Almost everything about this movie about a small-time Puerto Rican druglord is wrong, but let's start with numero uno -- the star. John Leguizamo is a terrific comedian and is quite good in a gangster milieu at playing shrimpy weasels.
Unfortunately, here he's supposed to be the Big Guy -- Vic Rosa, a.k.a. "Empire," the boss of a sizable piece of drug-dealing turf in the Bronx, a major player whose wannabe-white-Manhattanite dreams lead him to become involved with a yuppie investment banker (Peter Sarsgaard).
As such, he's supposed to wield fear and "family" ties to keep his boys in line, and just plain fear against his competitors (including gargantuan rapper Fat Joe as "Tito").
I'll say it again. John Leguizamo. Striking fear into Fat Joe, who has chins that are bigger than him.
Wait, it gets better! Vic and Tito and the other bad boys in the Bronx answer to a vicious female uber-druglord called La Colombiana played by -- wait for it -- Isabella Rossellini! So THAT was the secret ingredient in those Lancome products.
Did I mention this isn't supposed to be a comedy?
It doesn't help that, despite a scene of Vic laying a beating on one of Tito's boys early on, and a later scene where he pulls the trigger execution style, this film dwells on cuddly Vic, the patsy.
Cuddly Vic loves kids, going so far as to buy a Playstation 2(TM) for a junkie-mom's son, and threatening her in case she decides to pawn it for a fix. When his upwardly-mobile girlfriend Carmen (Delilah Cotto) announces she's pregnant, he's prime pickings for Carmen's college classmate Trish (that "Talking Barbie" of an actress, Denise Williams) and her investment banker boyfriend Jack, played by Peter Sarsgaard in a full yuppie scum mode that's practically an offering to the shrine of St. James of Spader.

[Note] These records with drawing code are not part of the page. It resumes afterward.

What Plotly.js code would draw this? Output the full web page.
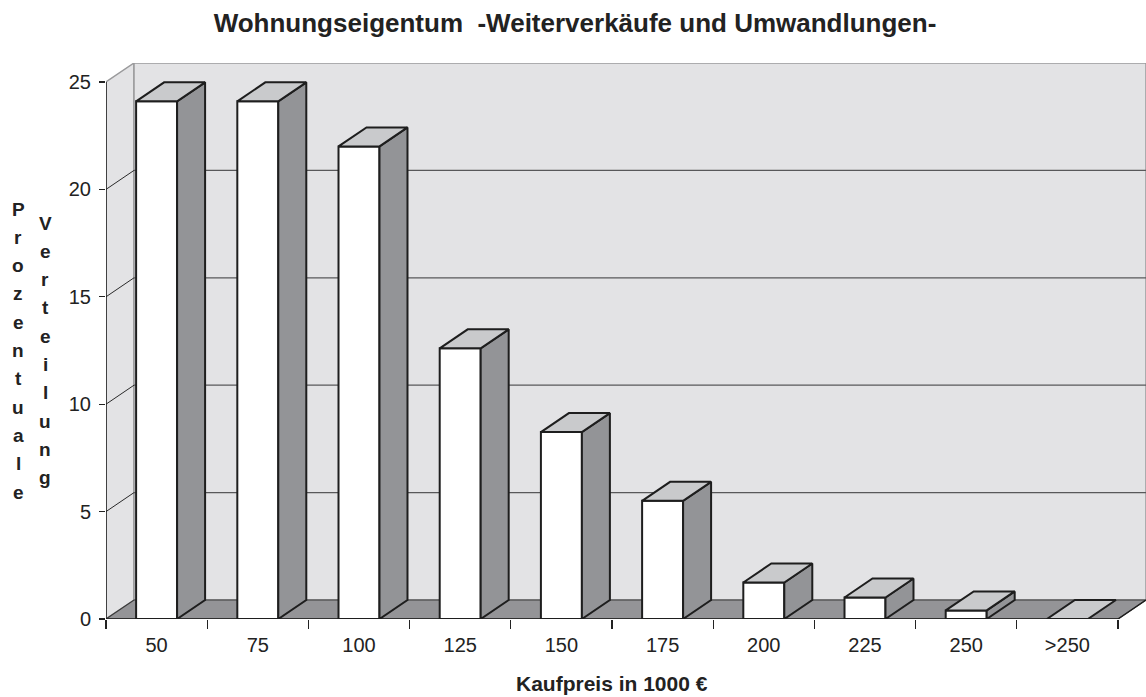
<!DOCTYPE html>
<html>
<head>
<meta charset="utf-8">
<script src="https://cdn.plot.ly/plotly-3.0.1.min.js"></script>
<style>html,body{margin:0;padding:0;background:#fff;}#chart{width:1146px;height:697px;}</style>
</head>
<body>
<div id="chart"></div>
<script>
// ---- data ----
var categories = ['50', '75', '100', '125', '150', '175', '200', '225', '250', '>250'];
var shares = [24.1, 24.1, 22.0, 12.6, 8.7, 5.5, 1.7, 1.0, 0.4, 0];
var yTicks = [0, 5, 10, 15, 20, 25];
var titleText = 'Wohnungseigentum \u00a0-Weiterverkäufe und Umwandlungen-';
var xTitle = 'Kaufpreis in 1000 €';
var yTitle1 = 'Prozentuale';
var yTitle2 = 'Verteilung';

// ---- 3D geometry (depth offset in axis units) ----
var DX = 0.2767, DY = 0.8845, BW = 0.405;
var YMAX = 25;
var n = categories.length;
var xs = categories.map(function (c, i) { return i; });

// side and top faces of each bar
var sideX = [], sideY = [], topX = [], topY = [];
shares.forEach(function (v, i) {
  var l = i - BW / 2, r = i + BW / 2;
  if (v > 0) {
    sideX.push(r, r, r + DX, r + DX, r, null);
    sideY.push(0, v, v + DY, DY, 0, null);
  }
  topX.push(l, r, r + DX, l + DX, l, null);
  topY.push(v, v, v + DY, v + DY, v, null);
});

var edge = '#1e1e1e';
var traces = [
  { type: 'bar', x: xs, y: shares, width: BW,
    marker: { color: '#ffffff', line: { color: edge, width: 2 } },
    hoverinfo: 'skip', showlegend: false },
  { type: 'scatter', mode: 'lines', x: sideX, y: sideY, fill: 'toself', fillcolor: '#939497',
    line: { color: edge, width: 2 }, hoverinfo: 'skip', showlegend: false },
  { type: 'scatter', mode: 'lines', x: topX, y: topY, fill: 'toself', fillcolor: '#c9cacc',
    line: { color: edge, width: 2 }, hoverinfo: 'skip', showlegend: false },
  { type: 'scatter', mode: 'markers', x: [0], y: [0], xaxis: 'x2', yaxis: 'y',
    marker: { opacity: 0 }, hoverinfo: 'skip', showlegend: false }
];

var x0 = -0.5, x1 = n - 0.5;
var shapes = [
  // side wall
  { type: 'path', xref: 'x', yref: 'y', layer: 'below',
    path: 'M' + x0 + ',0 L' + (x0 + DX) + ',' + DY + ' L' + (x0 + DX) + ',' + (YMAX + DY) + ' L' + x0 + ',' + YMAX + ' Z',
    fillcolor: '#e3e3e5', line: { color: '#9a9a9c', width: 1.5 } },
  // back wall
  { type: 'rect', xref: 'x', yref: 'y', layer: 'below',
    x0: x0 + DX, x1: x1 + DX, y0: DY, y1: YMAX + DY,
    fillcolor: '#e3e3e5', line: { color: '#9a9a9c', width: 1.5 } },
  // floor
  { type: 'path', xref: 'x', yref: 'y', layer: 'below',
    path: 'M' + x0 + ',0 L' + x1 + ',0 L' + (x1 + DX) + ',' + DY + ' L' + (x0 + DX) + ',' + DY + ' Z',
    fillcolor: '#949497', line: { color: '#3a3a3a', width: 1.2 } }
];
yTicks.forEach(function (t) {
  if (t > 0 && t < YMAX) {
    shapes.push({ type: 'line', xref: 'x', yref: 'y', layer: 'below',
      x0: x0 + DX, x1: x1 + DX, y0: t + DY, y1: t + DY, line: { color: '#58585a', width: 1.3 } });
    shapes.push({ type: 'line', xref: 'x', yref: 'y', layer: 'below',
      x0: x0, x1: x0 + DX, y0: t, y1: t + DY, line: { color: '#2a2a2a', width: 1 } });
  }
});
// front axis lines
shapes.push({ type: 'line', xref: 'x', yref: 'y', layer: 'below', x0: x0, x1: x0, y0: 0, y1: YMAX, line: { color: '#1e1e1e', width: 1.5 } });
shapes.push({ type: 'line', xref: 'x', yref: 'y', layer: 'below', x0: x0, x1: x1, y0: 0, y1: 0, line: { color: '#1e1e1e', width: 1.5 } });
shapes.push({ type: 'line', xref: 'x', yref: 'y', layer: 'below', x0: x1, x1: x1 + DX, y0: 0, y1: DY, line: { color: '#1e1e1e', width: 1.3 } });

// vertical stacked y-axis title letters (pixel placement converted to paper coords)
var plotTop = 63, plotBottom = 619, plotLeft = 106, plotW = 1040, plotH = 556;
function px(xp) { return (xp - plotLeft) / plotW; }
function py(yp) { return (plotBottom - yp) / plotH; }
var font = 'Liberation Sans, Arial, Helvetica, sans-serif';
var annotations = [];
function stack(word, xc, y0p, step) {
  word.split('').forEach(function (ch, k) {
    annotations.push({ text: '<b>' + ch + '</b>', xref: 'paper', yref: 'paper',
      x: px(xc), y: py(y0p + k * step), xanchor: 'center', yanchor: 'middle',
      showarrow: false, font: { family: font, size: 19, color: '#222' } });
  });
}
stack(yTitle1, 18, 209, 28.3);
stack(yTitle2, 45, 223, 28.3);
annotations.push({ text: '<b>' + xTitle + '</b>', xref: 'x', yref: 'paper',
  x: (n - 1) / 2, y: py(683), xanchor: 'center', yanchor: 'middle', showarrow: false,
  font: { family: font, size: 21, color: '#222' } });

var layout = {
  width: 1146, height: 697,
  margin: { l: plotLeft, r: 0, t: plotTop, b: 697 - plotBottom, pad: 0 },
  paper_bgcolor: '#ffffff', plot_bgcolor: '#ffffff',
  showlegend: false,
  title: { text: '<b>' + titleText + '</b>', xref: 'paper', x: px(575), xanchor: 'center',
    yref: 'container', y: 1 - 23 / 697, yanchor: 'middle',
    font: { family: font, size: 26, color: '#222' } },
  xaxis: { range: [x0, x1 + DX], tickvals: xs, ticktext: categories, ticks: '',
    showgrid: false, zeroline: false, showline: false, fixedrange: true,
    ticklabelstandoff: 12, tickfont: { family: font, size: 20, color: '#222' } },
  xaxis2: { overlaying: 'x', anchor: 'y', side: 'bottom', range: [x0, x1 + DX],
    tickvals: xs.map(function (i) { return i - 0.5; }).concat([x1]), showticklabels: false,
    ticks: 'outside', ticklen: 9, tickwidth: 1.3, tickcolor: '#222',
    showgrid: false, zeroline: false, showline: false, fixedrange: true },
  yaxis: { range: [0, YMAX + DY], tickvals: yTicks, ticks: 'outside', ticklen: 6, tickwidth: 1.3,
    tickcolor: '#222', showgrid: false, zeroline: false, showline: false, fixedrange: true,
    ticklabelstandoff: 4, tickfont: { family: font, size: 20, color: '#222' } },
  shapes: shapes,
  annotations: annotations
};

Plotly.newPlot('chart', traces, layout, { displayModeBar: false, staticPlot: true });
</script>
</body>
</html>
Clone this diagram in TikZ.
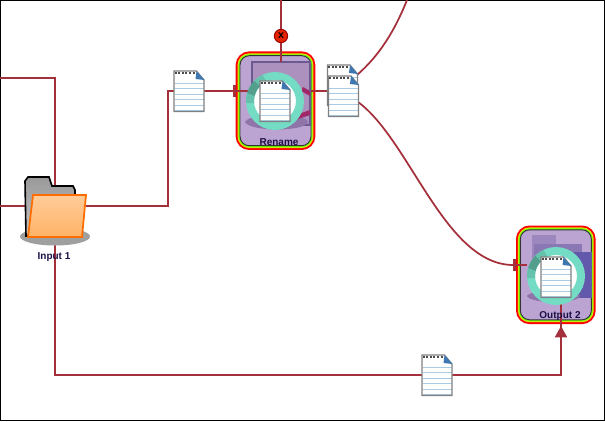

With every breath, Trish and Jack virtually scream, "We're con artists!" I'm not sure if the script was pre-Enron, but Jack's earnest selling job of sure-fire "offshore investments" to Vic is another of many unintentionally hilarious moments.
Wide-eyed Vic -- that psychologically savvy guy with the survival skills of a jungle cat -- falls for it like a rube from Kansas City, with predictable results.
It all happens to the inappropriate strains of a Latino easy-listening soundtrack (cue the Chick Corea!). This, in a movie featuring Fat Joe and Treach as actors. That's just wrong.